▶ [Source excerpt]:
—————

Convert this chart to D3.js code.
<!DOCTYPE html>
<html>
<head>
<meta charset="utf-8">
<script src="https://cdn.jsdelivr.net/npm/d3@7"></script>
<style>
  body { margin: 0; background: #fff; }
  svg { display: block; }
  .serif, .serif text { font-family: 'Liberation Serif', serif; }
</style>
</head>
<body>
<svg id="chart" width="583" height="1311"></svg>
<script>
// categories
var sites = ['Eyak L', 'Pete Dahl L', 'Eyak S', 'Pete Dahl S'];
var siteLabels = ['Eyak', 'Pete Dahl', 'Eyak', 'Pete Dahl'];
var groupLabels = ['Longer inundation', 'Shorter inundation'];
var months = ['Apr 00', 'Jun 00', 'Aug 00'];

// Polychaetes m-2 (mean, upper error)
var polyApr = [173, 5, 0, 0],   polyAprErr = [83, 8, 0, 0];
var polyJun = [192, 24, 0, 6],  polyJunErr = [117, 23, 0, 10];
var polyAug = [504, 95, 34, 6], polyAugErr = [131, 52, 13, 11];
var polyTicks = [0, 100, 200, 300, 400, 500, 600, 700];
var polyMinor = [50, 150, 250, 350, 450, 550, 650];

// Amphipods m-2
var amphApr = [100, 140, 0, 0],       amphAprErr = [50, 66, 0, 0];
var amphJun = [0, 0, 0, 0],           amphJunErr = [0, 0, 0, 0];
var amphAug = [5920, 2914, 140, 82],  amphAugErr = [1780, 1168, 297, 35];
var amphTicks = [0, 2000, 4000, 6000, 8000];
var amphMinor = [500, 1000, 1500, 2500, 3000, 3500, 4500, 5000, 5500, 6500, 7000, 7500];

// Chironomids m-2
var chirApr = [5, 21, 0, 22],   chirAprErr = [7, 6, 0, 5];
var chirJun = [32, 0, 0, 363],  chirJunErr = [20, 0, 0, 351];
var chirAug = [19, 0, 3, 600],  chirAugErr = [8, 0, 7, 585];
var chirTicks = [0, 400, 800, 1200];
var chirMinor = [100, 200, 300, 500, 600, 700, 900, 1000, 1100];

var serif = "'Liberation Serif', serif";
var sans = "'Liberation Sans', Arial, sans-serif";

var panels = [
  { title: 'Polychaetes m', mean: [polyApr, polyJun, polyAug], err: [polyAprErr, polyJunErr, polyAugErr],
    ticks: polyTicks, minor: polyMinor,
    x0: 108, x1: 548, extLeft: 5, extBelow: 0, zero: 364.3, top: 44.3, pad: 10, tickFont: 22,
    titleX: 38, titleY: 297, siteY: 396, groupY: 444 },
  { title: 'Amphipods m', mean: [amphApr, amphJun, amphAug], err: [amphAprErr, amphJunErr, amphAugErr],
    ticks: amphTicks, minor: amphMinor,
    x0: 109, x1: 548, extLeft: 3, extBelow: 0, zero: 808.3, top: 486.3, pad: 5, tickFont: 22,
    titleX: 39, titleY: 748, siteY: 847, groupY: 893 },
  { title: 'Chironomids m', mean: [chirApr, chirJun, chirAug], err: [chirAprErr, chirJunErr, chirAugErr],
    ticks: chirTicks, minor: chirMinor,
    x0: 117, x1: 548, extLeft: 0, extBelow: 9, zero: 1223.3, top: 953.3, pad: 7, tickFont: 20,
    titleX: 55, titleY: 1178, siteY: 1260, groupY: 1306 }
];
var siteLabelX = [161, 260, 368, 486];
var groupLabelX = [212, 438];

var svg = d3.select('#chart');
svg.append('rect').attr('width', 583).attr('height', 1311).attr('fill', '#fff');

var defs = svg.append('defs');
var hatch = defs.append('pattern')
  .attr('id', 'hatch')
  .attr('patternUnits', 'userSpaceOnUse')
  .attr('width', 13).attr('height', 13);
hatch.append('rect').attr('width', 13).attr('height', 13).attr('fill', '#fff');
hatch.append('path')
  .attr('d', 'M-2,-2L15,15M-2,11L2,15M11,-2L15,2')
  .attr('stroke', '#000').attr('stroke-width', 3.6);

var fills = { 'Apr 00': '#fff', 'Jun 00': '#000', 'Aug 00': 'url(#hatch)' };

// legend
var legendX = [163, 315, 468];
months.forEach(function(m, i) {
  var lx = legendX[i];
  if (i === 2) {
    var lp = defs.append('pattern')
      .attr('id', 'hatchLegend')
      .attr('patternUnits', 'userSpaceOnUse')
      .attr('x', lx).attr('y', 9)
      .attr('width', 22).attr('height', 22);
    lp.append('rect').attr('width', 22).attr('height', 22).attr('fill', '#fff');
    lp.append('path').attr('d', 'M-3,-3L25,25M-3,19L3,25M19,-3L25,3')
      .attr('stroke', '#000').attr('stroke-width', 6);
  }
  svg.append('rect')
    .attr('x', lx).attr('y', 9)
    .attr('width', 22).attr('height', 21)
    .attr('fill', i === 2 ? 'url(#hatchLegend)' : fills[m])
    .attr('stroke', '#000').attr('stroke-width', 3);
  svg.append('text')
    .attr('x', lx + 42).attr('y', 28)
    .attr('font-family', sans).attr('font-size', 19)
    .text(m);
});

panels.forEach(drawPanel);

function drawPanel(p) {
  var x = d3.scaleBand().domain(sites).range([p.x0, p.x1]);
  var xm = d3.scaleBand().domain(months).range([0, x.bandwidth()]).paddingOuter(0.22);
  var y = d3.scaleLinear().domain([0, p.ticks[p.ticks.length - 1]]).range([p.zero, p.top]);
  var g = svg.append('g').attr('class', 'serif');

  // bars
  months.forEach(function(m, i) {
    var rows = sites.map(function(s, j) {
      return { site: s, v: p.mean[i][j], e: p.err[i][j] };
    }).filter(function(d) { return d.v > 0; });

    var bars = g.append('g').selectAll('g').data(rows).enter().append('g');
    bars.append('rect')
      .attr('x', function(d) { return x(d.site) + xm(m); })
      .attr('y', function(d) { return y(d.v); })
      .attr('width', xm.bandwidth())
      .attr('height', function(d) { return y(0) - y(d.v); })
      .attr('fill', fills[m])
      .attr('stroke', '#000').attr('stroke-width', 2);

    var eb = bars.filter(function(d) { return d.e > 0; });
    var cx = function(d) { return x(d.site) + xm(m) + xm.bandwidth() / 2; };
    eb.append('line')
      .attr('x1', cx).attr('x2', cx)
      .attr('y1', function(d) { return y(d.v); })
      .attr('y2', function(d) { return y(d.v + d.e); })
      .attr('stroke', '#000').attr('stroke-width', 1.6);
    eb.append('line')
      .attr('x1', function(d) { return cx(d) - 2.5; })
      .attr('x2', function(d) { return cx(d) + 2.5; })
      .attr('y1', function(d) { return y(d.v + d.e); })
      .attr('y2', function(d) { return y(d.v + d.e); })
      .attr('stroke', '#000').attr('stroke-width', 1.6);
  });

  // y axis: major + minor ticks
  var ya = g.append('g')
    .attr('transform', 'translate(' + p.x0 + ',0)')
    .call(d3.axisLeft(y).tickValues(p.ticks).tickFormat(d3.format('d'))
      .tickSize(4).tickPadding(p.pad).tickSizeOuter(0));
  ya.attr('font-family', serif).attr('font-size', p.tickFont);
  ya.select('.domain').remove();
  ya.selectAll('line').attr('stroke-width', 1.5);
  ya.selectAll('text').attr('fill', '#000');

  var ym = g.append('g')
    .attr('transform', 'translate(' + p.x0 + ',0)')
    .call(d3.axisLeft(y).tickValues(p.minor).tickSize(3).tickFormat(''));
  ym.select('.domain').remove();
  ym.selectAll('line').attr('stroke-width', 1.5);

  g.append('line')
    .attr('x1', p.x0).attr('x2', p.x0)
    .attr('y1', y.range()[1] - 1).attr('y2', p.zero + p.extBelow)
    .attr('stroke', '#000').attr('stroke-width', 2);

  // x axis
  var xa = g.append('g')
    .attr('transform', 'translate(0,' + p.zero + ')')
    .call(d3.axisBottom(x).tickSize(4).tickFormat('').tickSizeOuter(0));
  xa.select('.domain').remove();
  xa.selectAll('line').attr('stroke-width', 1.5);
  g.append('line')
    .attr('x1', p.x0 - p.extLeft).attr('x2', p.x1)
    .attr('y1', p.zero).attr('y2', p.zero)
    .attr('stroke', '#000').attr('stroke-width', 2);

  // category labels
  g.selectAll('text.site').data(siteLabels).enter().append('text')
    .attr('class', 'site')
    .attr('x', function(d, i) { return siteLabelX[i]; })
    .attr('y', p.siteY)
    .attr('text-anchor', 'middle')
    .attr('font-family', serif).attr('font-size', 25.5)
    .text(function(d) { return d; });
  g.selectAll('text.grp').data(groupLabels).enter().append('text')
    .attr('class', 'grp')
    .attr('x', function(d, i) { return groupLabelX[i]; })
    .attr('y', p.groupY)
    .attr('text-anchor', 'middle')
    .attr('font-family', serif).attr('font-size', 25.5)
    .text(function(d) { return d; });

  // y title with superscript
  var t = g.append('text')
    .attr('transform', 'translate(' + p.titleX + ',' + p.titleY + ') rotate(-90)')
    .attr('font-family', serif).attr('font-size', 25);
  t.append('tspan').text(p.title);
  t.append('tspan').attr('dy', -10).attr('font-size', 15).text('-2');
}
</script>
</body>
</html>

—————

▶ [What you should do]: Repeat the material word for word from its opening line up to and including the line containing "6500, 7000, 7500];".

▶ [Result of this exercise]:
Convert this chart to D3.js code.
<!DOCTYPE html>
<html>
<head>
<meta charset="utf-8">
<script src="https://cdn.jsdelivr.net/npm/d3@7"></script>
<style>
  body { margin: 0; background: #fff; }
  svg { display: block; }
  .serif, .serif text { font-family: 'Liberation Serif', serif; }
</style>
</head>
<body>
<svg id="chart" width="583" height="1311"></svg>
<script>
// categories
var sites = ['Eyak L', 'Pete Dahl L', 'Eyak S', 'Pete Dahl S'];
var siteLabels = ['Eyak', 'Pete Dahl', 'Eyak', 'Pete Dahl'];
var groupLabels = ['Longer inundation', 'Shorter inundation'];
var months = ['Apr 00', 'Jun 00', 'Aug 00'];

// Polychaetes m-2 (mean, upper error)
var polyApr = [173, 5, 0, 0],   polyAprErr = [83, 8, 0, 0];
var polyJun = [192, 24, 0, 6],  polyJunErr = [117, 23, 0, 10];
var polyAug = [504, 95, 34, 6], polyAugErr = [131, 52, 13, 11];
var polyTicks = [0, 100, 200, 300, 400, 500, 600, 700];
var polyMinor = [50, 150, 250, 350, 450, 550, 650];

// Amphipods m-2
var amphApr = [100, 140, 0, 0],       amphAprErr = [50, 66, 0, 0];
var amphJun = [0, 0, 0, 0],           amphJunErr = [0, 0, 0, 0];
var amphAug = [5920, 2914, 140, 82],  amphAugErr = [1780, 1168, 297, 35];
var amphTicks = [0, 2000, 4000, 6000, 8000];
var amphMinor = [500, 1000, 1500, 2500, 3000, 3500, 4500, 5000, 5500, 6500, 7000, 7500];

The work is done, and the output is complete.